矛盾した法人税制

日本の税制は法人擬制説に拠っている。会社があげた利益については、それを配当金として受け取る個人株主に課税するものだとしており、法人税源泉徴収と同じような税の前取りで、個人が配当金として受け取った段階で調整されることになっている。そのため法人税は一律何%(現在は原則30%)ということになっている‥‥。
個人に対する所得税はどこの国でも累進課税になっており、所得の多い人ほど税率は高い。これは能力に応じて負担する、すなわち応能負担が近代民主主義国家の原則だからである。‥‥そこで、法人実在説に立つならば法人税累進課税でなければならない、‥ということになる。
さらに法人擬制説に立つと、法人が受け取る配当金は原則として非課税になる。‥‥いわゆる二重課税を避けるためである。‥‥これはその後、一部手直しはされているが、原則としては変っていない。

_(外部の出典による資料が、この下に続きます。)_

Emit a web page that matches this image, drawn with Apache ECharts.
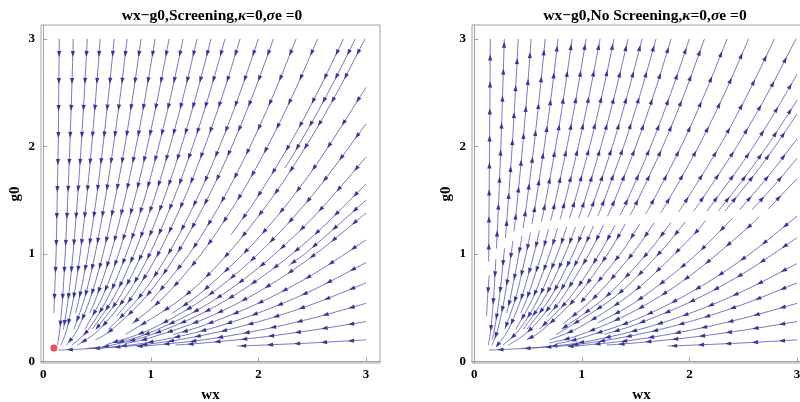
<!DOCTYPE html>
<html>
<head>
<meta charset="utf-8">
<script src="https://cdn.jsdelivr.net/npm/echarts@6/dist/echarts.min.js"></script>
<style>
html,body{margin:0;padding:0;background:#fff}
#chart{width:800px;height:402px}
</style>
</head>
<body>
<div id="chart"></div>
<script>
// streamlines as [wx, g0] points, listed in the direction of the flow
var screeningLines = [
  [[0.15,3],[0.145,2.5],[0.14,2],[0.13,1.5],[0.12,1],[0.105,0.6],[0.1,0.45]],
  [[0.28,3],[0.265,2.5],[0.248,2],[0.228,1.5],[0.205,1],[0.181,0.6],[0.155,0.3],[0.132,0.15]],
  [[0.41,3],[0.383,2.5],[0.353,2],[0.318,1.5],[0.277,1],[0.235,0.6],[0.189,0.3]],
  [[0.53,3],[0.492,2.5],[0.45,2],[0.402,1.5],[0.344,1],[0.284,0.6],[0.22,0.3],[0.165,0.15]],
  [[0.66,3],[0.61,2.5],[0.555,2],[0.492,1.5],[0.416,1],[0.338,0.6],[0.301,0.45]],
  [[0.78,3],[0.72,2.5],[0.652,2],[0.575,1.5],[0.483,1],[0.388,0.6],[0.286,0.3]],
  [[0.91,3],[0.838,2.5],[0.758,2],[0.666,1.5],[0.556,1],[0.442,0.6],[0.32,0.3],[0.215,0.15]],
  [[1.04,3],[0.956,2.5],[0.863,2],[0.756,1.5],[0.628,1],[0.496,0.6],[0.433,0.45]],
  [[1.17,3],[1.074,2.5],[0.968,2],[0.846,1.5],[0.701,1],[0.55,0.6],[0.388,0.3]],
  [[1.3,3],[1.193,2.5],[1.073,2],[0.937,1.5],[0.773,1],[0.604,0.6],[0.423,0.3],[0.266,0.15]],
  [[1.43,3],[1.311,2.5],[1.178,2],[1.027,1.5],[0.845,1],[0.658,0.6],[0.457,0.3]],
  [[1.56,3],[1.429,2.5],[1.284,2],[1.117,1.5],[0.918,1],[0.712,0.6],[0.491,0.3]],
  [[1.69,3],[1.547,2.5],[1.389,2],[1.208,1.5],[0.99,1],[0.766,0.6],[0.525,0.3],[0.317,0.15]],
  [[1.83,3],[1.675,2.5],[1.502,2],[1.305,1.5],[1.068,1],[0.824,0.6],[0.681,0.42]],
  [[2,3],[1.829,2.5],[1.64,2],[1.423,1.5],[1.163,1],[0.895,0.6],[0.606,0.3]],
  [[2.14,3],[1.957,2.5],[1.753,2],[1.52,1.5],[1.241,1],[0.953,0.6],[0.643,0.3],[0.487,0.2]],
  [[2.35,3],[2.148,2.5],[1.923,2],[1.666,1.5],[1.358,1],[1.002,0.56]],
  [[2.55,3],[2.33,2.5],[2.085,2],[1.805,1.5],[1.469,1],[1.123,0.6],[0.826,0.35]],
  [[2.79,3],[2.548,2.5],[2.279,2],[1.972,1.5],[1.746,1.18]],
  [[2.9,3],[2.648,2.5],[2.368,2],[2.246,1.8]],
  [[2.99,3],[2.73,2.5],[2.441,2],[2.111,1.5],[1.714,1],[1.306,0.6],[0.765,0.25]],
  [[3,2.55],[2.5,1.776],[2,1.148],[1.5,0.667],[1.2,0.448]],
  [[3,2.21],[2.5,1.543],[2,1.002],[1.5,0.588],[1,0.3],[0.6,0.16]],
  [[3,1.9],[2.5,1.331],[2,0.87],[1.5,0.516],[1,0.271],[0.69,0.173]],
  [[3,1.65],[2.5,1.16],[2,0.763],[1.5,0.459],[1,0.247],[0.6,0.144],[0.4,0.12]],
  [[3,1.5],[2.5,1.058],[2.28,0.89]],
  [[3,1.38],[2.5,0.976],[2,0.647],[1.5,0.396],[1,0.221],[0.76,0.165]],
  [[3,1.13],[2.5,0.805],[2,0.541],[1.5,0.338],[1.21,0.25]],
  [[3,0.92],[2.5,0.661],[2,0.451],[1.5,0.29],[1,0.18],[0.6,0.13],[0.3,0.112],[0.14,0.105]],
  [[3,0.73],[2.5,0.531],[2,0.369],[1.5,0.246],[1,0.163],[0.6,0.128],[0.44,0.122]],
  [[3,0.54],[2.5,0.401],[2,0.288],[1.5,0.202],[1,0.148],[0.87,0.14]],
  [[3,0.37],[2.5,0.29],[2,0.222],[1.5,0.172],[1.23,0.152]],
  [[3,0.2],[2.5,0.172],[2,0.15],[1.8,0.143]]
];

var noScreeningLines = [
  // above the dividing curve the flow goes up
  [[0.135,0.93],[0.139,1.5],[0.143,2],[0.147,2.5],[0.15,3]],
  [[0.207,1.05],[0.228,1.5],[0.248,2],[0.265,2.5],[0.28,3]],
  [[0.291,1.15],[0.318,1.5],[0.353,2],[0.383,2.5],[0.41,3]],
  [[0.37,1.21],[0.402,1.5],[0.45,2],[0.492,2.5],[0.53,3]],
  [[0.455,1.24],[0.492,1.5],[0.555,2],[0.61,2.5],[0.66,3]],
  [[0.537,1.28],[0.575,1.5],[0.652,2],[0.72,2.5],[0.78,3]],
  [[0.625,1.3],[0.666,1.5],[0.758,2],[0.838,2.5],[0.91,3]],
  [[0.711,1.31],[0.756,1.5],[0.863,2],[0.956,2.5],[1.04,3]],
  [[0.798,1.32],[0.846,1.5],[0.968,2],[1.074,2.5],[1.17,3]],
  [[0.885,1.33],[0.937,1.5],[1.073,2],[1.193,2.5],[1.3,3]],
  [[0.97,1.33],[1.027,1.5],[1.178,2],[1.311,2.5],[1.43,3]],
  [[1.058,1.34],[1.117,1.5],[1.284,2],[1.429,2.5],[1.56,3]],
  [[1.147,1.35],[1.208,1.5],[1.389,2],[1.547,2.5],[1.69,3]],
  [[1.239,1.35],[1.305,1.5],[1.502,2],[1.675,2.5],[1.83,3]],
  [[1.356,1.36],[1.423,1.5],[1.64,2],[1.829,2.5],[2,3]],
  [[1.448,1.36],[1.52,1.5],[1.753,2],[1.957,2.5],[2.14,3]],
  [[1.592,1.37],[1.666,1.5],[1.923,2],[2.148,2.5],[2.35,3]],
  [[1.731,1.38],[1.805,1.5],[2.085,2],[2.33,2.5],[2.55,3]],
  [[1.898,1.39],[1.972,1.5],[2.279,2],[2.548,2.5],[2.79,3]],
  [[2.038,1.4],[2.111,1.5],[2.441,2],[2.73,2.5],[2.99,3]],
  [[2.165,1.4],[2.5,1.858],[2.75,2.245],[3,2.67]],
  [[2.269,1.4],[2.5,1.694],[2.75,2.044],[3,2.43]],
  [[2.332,1.4],[2.6,1.733],[2.8,2.006],[3,2.3]],
  [[2.467,1.41],[2.75,1.744],[3,2.07]],
  [[2.582,1.41],[2.8,1.651],[3,1.89]],
  [[2.735,1.42],[3,1.7]],
  // below it the flow goes down to the lower left
  [[0.14,0.8],[0.125,0.6],[0.115,0.42]],
  [[0.202,0.95],[0.181,0.6],[0.155,0.3],[0.132,0.15]],
  [[0.282,1.05],[0.277,1],[0.235,0.6],[0.189,0.3],[0.166,0.2]],
  [[0.359,1.12],[0.344,1],[0.284,0.6],[0.22,0.3],[0.165,0.15]],
  [[0.444,1.17],[0.416,1],[0.338,0.6],[0.301,0.45]],
  [[0.523,1.2],[0.483,1],[0.388,0.6],[0.286,0.3]],
  [[0.607,1.22],[0.556,1],[0.442,0.6],[0.32,0.3],[0.215,0.15]],
  [[0.691,1.23],[0.628,1],[0.496,0.6],[0.433,0.45]],
  [[0.775,1.24],[0.701,1],[0.55,0.6],[0.388,0.3]],
  [[0.859,1.25],[0.773,1],[0.604,0.6],[0.423,0.3],[0.266,0.15]],
  [[0.941,1.25],[0.845,1],[0.658,0.6],[0.457,0.3]],
  [[1.027,1.26],[0.918,1],[0.712,0.6],[0.491,0.3]],
  [[1.109,1.26],[0.99,1],[0.766,0.6],[0.525,0.3],[0.317,0.15]],
  [[1.203,1.27],[1.068,1],[0.824,0.6],[0.681,0.42]],
  [[1.31,1.27],[1.163,1],[0.895,0.6],[0.606,0.3]],
  [[1.405,1.28],[1.241,1],[0.953,0.6],[0.643,0.3],[0.487,0.2]],
  [[1.539,1.28],[1.358,1],[1.002,0.56]],
  [[1.673,1.29],[1.469,1],[1.123,0.6],[0.826,0.35]],
  [[1.827,1.29],[1.603,1],[1.223,0.6],[0.814,0.3]],
  [[1.963,1.3],[1.714,1],[1.306,0.6],[0.765,0.25]],
  [[2.15,1.31],[2,1.138],[1.5,0.662],[1,0.33],[0.7,0.2]],
  [[2.4,1.33],[2,0.938],[1.5,0.553],[1.15,0.36]],
  [[2.65,1.35],[2.5,1.207],[2,0.792],[1.5,0.474],[1,0.253],[0.7,0.17]],
  [[3,1.35],[2.5,0.955],[2,0.635],[1.5,0.389],[1,0.219],[0.76,0.163]],
  [[3,1.15],[2.5,0.818],[2,0.549],[1.5,0.343],[1.21,0.252]],
  [[3,0.91],[2.5,0.654],[2,0.446],[1.5,0.287],[1,0.177],[0.6,0.13],[0.3,0.112],[0.14,0.105]],
  [[3,0.73],[2.5,0.531],[2,0.369],[1.5,0.246],[1,0.163],[0.6,0.128],[0.44,0.122]],
  [[3,0.54],[2.5,0.401],[2,0.288],[1.5,0.202],[1,0.148],[0.87,0.14]],
  [[3,0.37],[2.5,0.29],[2,0.222],[1.5,0.172],[1.23,0.152]],
  [[3,0.2],[2.5,0.172],[2,0.15],[1.8,0.143]]
];

var steadyState = [[0.1, 0.125]];
var tickValues = [0, 1, 2, 3];
var titles = ['wx\u2212g0,Screening,{i|\u03ba}=0,{i|\u03c3}e =0', 'wx\u2212g0,No Screening,{i|\u03ba}=0,{i|\u03c3}e =0'];

var lineColor = '#5454aa';
var arrowColor = '#38389a';
var serif = '"Liberation Serif", "DejaVu Serif", serif';

// smooth the polyline through the (already projected) points
function spline(pts) {
  if (pts.length < 3) return pts;
  var out = [pts[0]];
  for (var i = 0; i < pts.length - 1; i++) {
    var p0 = pts[Math.max(i - 1, 0)], p1 = pts[i], p2 = pts[i + 1], p3 = pts[Math.min(i + 2, pts.length - 1)];
    for (var k = 1; k <= 12; k++) {
      var t = k / 12, t2 = t * t, t3 = t2 * t;
      var q = [];
      for (var d = 0; d < 2; d++) {
        q.push(0.5 * (2 * p1[d] + (p2[d] - p0[d]) * t + (2 * p0[d] - 5 * p1[d] + 4 * p2[d] - p3[d]) * t2 + (3 * p1[d] - p0[d] - 3 * p2[d] + p3[d]) * t3));
      }
      out.push(q);
    }
  }
  return out;
}

function drawStream(lines) {
  return function (params, api) {
    var pts = lines[params.dataIndex].map(function (p) { return api.coord(p); });
    var path = spline(pts);
    var kids = [{
      type: 'polyline', silent: true,
      shape: { points: path },
      style: { stroke: lineColor, lineWidth: 0.8, fill: null }
    }];
    // arrowheads every 27px along the line
    var next = 15, run = 0;
    for (var i = 1; i < path.length; i++) {
      var dx = path[i][0] - path[i - 1][0], dy = path[i][1] - path[i - 1][1];
      var len = Math.sqrt(dx * dx + dy * dy);
      while (len > 0 && run + len >= next) {
        var t = (next - run) / len;
        var cx = path[i - 1][0] + dx * t, cy = path[i - 1][1] + dy * t;
        var ux = dx / len, uy = dy / len;
        kids.push({
          type: 'polygon', silent: true,
          shape: { points: [
            [cx + ux * 3.2, cy + uy * 3.2],
            [cx - ux * 3 - uy * 2.1, cy - uy * 3 + ux * 2.1],
            [cx - ux * 3 + uy * 2.1, cy - uy * 3 - ux * 2.1]
          ] },
          style: { fill: arrowColor }
        });
        next += 27;
      }
      run += len;
    }
    return { type: 'group', children: kids };
  };
}

function xAxisFor(idx) {
  return {
    gridIndex: idx, type: 'value', min: -0.02, max: 3.13,
    name: 'wx', nameLocation: 'middle', nameGap: 25,
    nameTextStyle: { fontFamily: serif, fontWeight: 'bold', fontSize: 15, color: '#000' },
    axisLine: { lineStyle: { color: '#a0a0a0' } },
    axisTick: { inside: true, length: 4, customValues: tickValues, lineStyle: { color: '#a0a0a0' } },
    axisLabel: { customValues: tickValues, margin: 5, fontFamily: serif, fontWeight: 'bold', fontSize: 13, color: '#000' },
    splitLine: { show: false }
  };
}

function yAxisFor(idx) {
  return {
    gridIndex: idx, type: 'value', min: -0.015, max: 3.13,
    name: 'g0', nameLocation: 'middle', nameGap: 18,
    nameTextStyle: { fontFamily: serif, fontWeight: 'bold', fontSize: 15, color: '#000' },
    axisLine: { lineStyle: { color: '#a0a0a0' } },
    axisTick: { inside: true, length: 4, customValues: tickValues, lineStyle: { color: '#a0a0a0' } },
    axisLabel: { customValues: tickValues, margin: 6, fontFamily: serif, fontWeight: 'bold', fontSize: 13, color: '#000' },
    splitLine: { show: false }
  };
}

function titleFor(text, x) {
  return {
    text: text, left: x, top: 3, textAlign: 'center',
    textStyle: {
      fontFamily: serif, fontWeight: 'bold', fontSize: 15.5, color: '#000',
      rich: { i: { fontFamily: serif, fontWeight: 'bold', fontStyle: 'italic', fontSize: 15.5, color: '#000' } }
    }
  };
}

var chart = echarts.init(document.getElementById('chart'));
chart.setOption({
  animation: false,
  backgroundColor: '#fff',
  title: [titleFor(titles[0], 207), titleFor(titles[1], 640)],
  grid: [
    { left: 41, top: 25, width: 339, height: 338, outerBoundsMode: 'none', containLabel: false,
      show: true, borderColor: '#a0a0a0', borderWidth: 1 },
    { left: 472, top: 25, width: 339, height: 338, outerBoundsMode: 'none', containLabel: false,
      show: true, borderColor: '#a0a0a0', borderWidth: 1 }
  ],
  xAxis: [xAxisFor(0), xAxisFor(1)],
  yAxis: [yAxisFor(0), yAxisFor(1)],
  series: [
    {
      type: 'custom', xAxisIndex: 0, yAxisIndex: 0, clip: true,
      data: screeningLines.map(function (l) { return l[0]; }),
      renderItem: drawStream(screeningLines)
    },
    {
      type: 'custom', xAxisIndex: 1, yAxisIndex: 1, clip: true,
      data: noScreeningLines.map(function (l) { return l[0]; }),
      renderItem: drawStream(noScreeningLines)
    },
    {
      type: 'scatter', xAxisIndex: 0, yAxisIndex: 0, z: 5,
      data: steadyState, symbolSize: 7,
      itemStyle: { color: '#e8202a' }
    }
  ]
});
</script>
</body>
</html>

日本ではこれまで法人=会社による株式所有が圧倒的に多かったのだが、、税制はこれを無視し、株主はすべて個人だという前提にたった法人擬制説を採用していた。これはまったく矛盾したことだが、そのことが日本の法人=会社にとって極めて好都合なものであったことは言うまでもない。(A→B→C→Aというようにそれぞれ支配株式数を保有していたならば、議決権は系列各社の社長会に握られてしまう。また旧商法下では認められなかった自己株式の抜け穴になり、かつ資本充実の原則にも反する。)